Comprehending the place you're at is simply a matter of assessing your natural strengths and weaknesses when it comes to being productive. Then you can use this knowledge to devise a plan for making the best possible use of these strengths, especially in overcoming or minimizing the effects of the areas where you're not so strong.

For example, if you know that you're a wiz at organizing your home and work spaces but that prioritizing all the things you have to do in a day isn't currently your strong suit, you can use your natural organizational skills to better determine the most efficient order in which to meet your current obligations. Assuming that all the tasks share the same due date (today), here's what you'd do:

  1. List all your tasks in the detailed view of your Outlook to-do list with the estimated time to complete each task listed in minutes before the description in the Subject column.

  2. Determine how important each task is and assign it a relative priority (Outlook lets you rate a task Low, Normal, or High) in the Priority column.

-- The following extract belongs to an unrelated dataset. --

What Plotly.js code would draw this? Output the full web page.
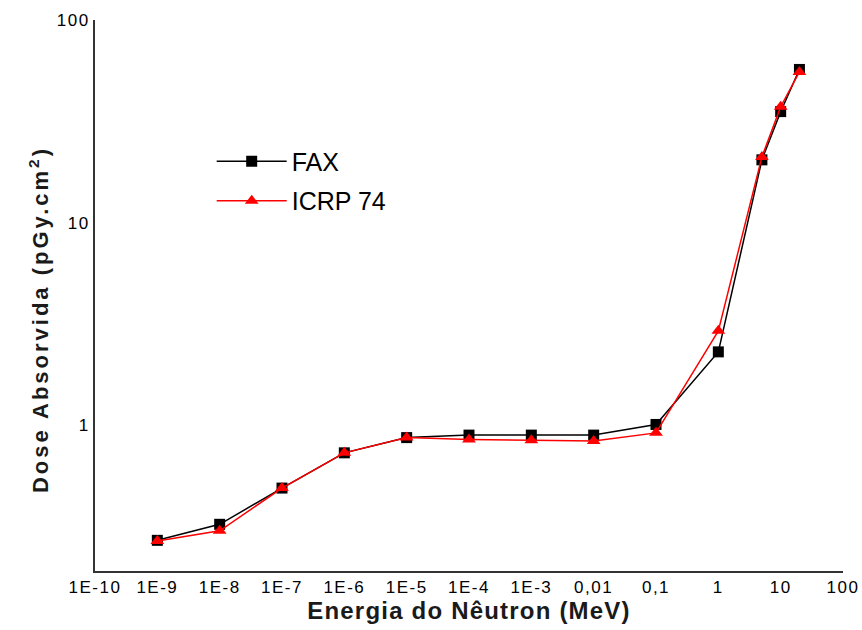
<!DOCTYPE html>
<html>
<head>
<meta charset="utf-8">
<script src="https://cdn.plot.ly/plotly-3.0.1.min.js"></script>
<style>
html,body{margin:0;padding:0;background:#fff;}
#chart{width:862px;height:630px;}
#chart .xtick text, #chart .ytick text{letter-spacing:1.5px;}
#chart .xtitle{letter-spacing:1.2px;}
#chart .annotation-text{letter-spacing:3px;}
</style>
</head>
<body>
<div id="chart"></div>
<script>
var energy = [1e-9, 1e-8, 1e-7, 1e-6, 1e-5, 1e-4, 1e-3, 0.01, 0.1, 1, 5, 10, 20];
var doseFAX = [0.27, 0.324, 0.489, 0.73, 0.868, 0.893, 0.893, 0.893, 1.008, 2.30, 20.4, 35.3, 57];
var doseICRP = [0.268, 0.301, 0.489, 0.73, 0.868, 0.85, 0.843, 0.836, 0.916, 2.92, 21.1, 37.3, 55.4];
var xTickVals = [1e-10, 1e-9, 1e-8, 1e-7, 1e-6, 1e-5, 1e-4, 1e-3, 0.01, 0.1, 1, 10, 100];
var xTickText = ["1E-10", "1E-9", "1E-8", "1E-7", "1E-6", "1E-5", "1E-4", "1E-3", "0,01", "0,1", "1", "10", "100"];
var yTickVals = [1, 10, 100];
var yTickText = ["1", "10", "100"];

var traces = [
  {x: energy, y: doseFAX, name: "FAX", type: "scatter", mode: "lines+markers", legendgroup: "a",
   line: {color: "#000000", width: 1.5},
   marker: {symbol: "square", size: 11, color: "#000000"}},
  {x: energy, y: doseICRP, name: "ICRP 74", type: "scatter", mode: "lines+markers", legendgroup: "b",
   line: {color: "#ff0000", width: 1.5},
   marker: {symbol: "triangle-up", size: 12, color: "#ff0000"}}
];

var layout = {
  width: 862, height: 630,
  margin: {l: 95, r: 19, t: 20, b: 59},
  paper_bgcolor: "#ffffff", plot_bgcolor: "#ffffff",
  font: {family: "Liberation Sans, Arial, sans-serif", color: "#000"},
  showlegend: true,
  legend: {x: 0.156, y: 0.785, xanchor: "left", yanchor: "top",
           font: {size: 25, color: "#000"}, bgcolor: "rgba(0,0,0,0)",
           itemwidth: 70, tracegroupgap: 4},
  xaxis: {type: "log", range: [-10, 2], tickmode: "array", tickvals: xTickVals, ticktext: xTickText,
          showgrid: false, zeroline: false, showline: true, linecolor: "#333", linewidth: 2,
          ticks: "", tickfont: {size: 17, color: "#000"},
          title: {text: "Energia do Nêutron (MeV)", font: {size: 24, color: "#1a1a1a", family: "Liberation Sans, Arial, sans-serif", weight: "bold"}, standoff: 6}},
  yaxis: {type: "log", range: [-0.72, 2], tickmode: "array", tickvals: yTickVals, ticktext: yTickText,
          showgrid: false, zeroline: false, showline: true, linecolor: "#333", linewidth: 2,
          ticks: "", tickfont: {size: 17, color: "#000"}},
  annotations: [
    {text: "Dose Absorvida (pGy.cm<sup>2</sup>)", xref: "paper", yref: "paper", x: -0.075, y: 0.457,
     xanchor: "center", yanchor: "middle", textangle: -90, showarrow: false,
     font: {size: 22, color: "#1a1a1a", family: "Liberation Sans, Arial, sans-serif", weight: "bold"}}
  ]
};

Plotly.newPlot("chart", traces, layout, {displayModeBar: false, staticPlot: true});
</script>
</body>
</html>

  3. Sort the entire to-do list by Priority in descending order so that now you can see at a glance the high-priority tasks that take the most and least time.

    See Chapter 12 for step-by-step details on entering and sorting tasks in the Outlook to-do list.

  4. 4. Use this information to decide which high-priority task you have time to tackle and proceed accordingly.

Considering productivity part of your self-fulfillment

When you get right down to it, the goal of personal productivity is simply greater happiness and fulfillment. Increased efficiency, increased output, recognition as an outstanding employee or parent, or even a much-deserved raise may well be natural byproducts of attaining peak personal productivity (although I can't vouch for the raise) but they're not the goal. And, in fact, all these byproducts contribute to a sense of greater self-esteem and contentment.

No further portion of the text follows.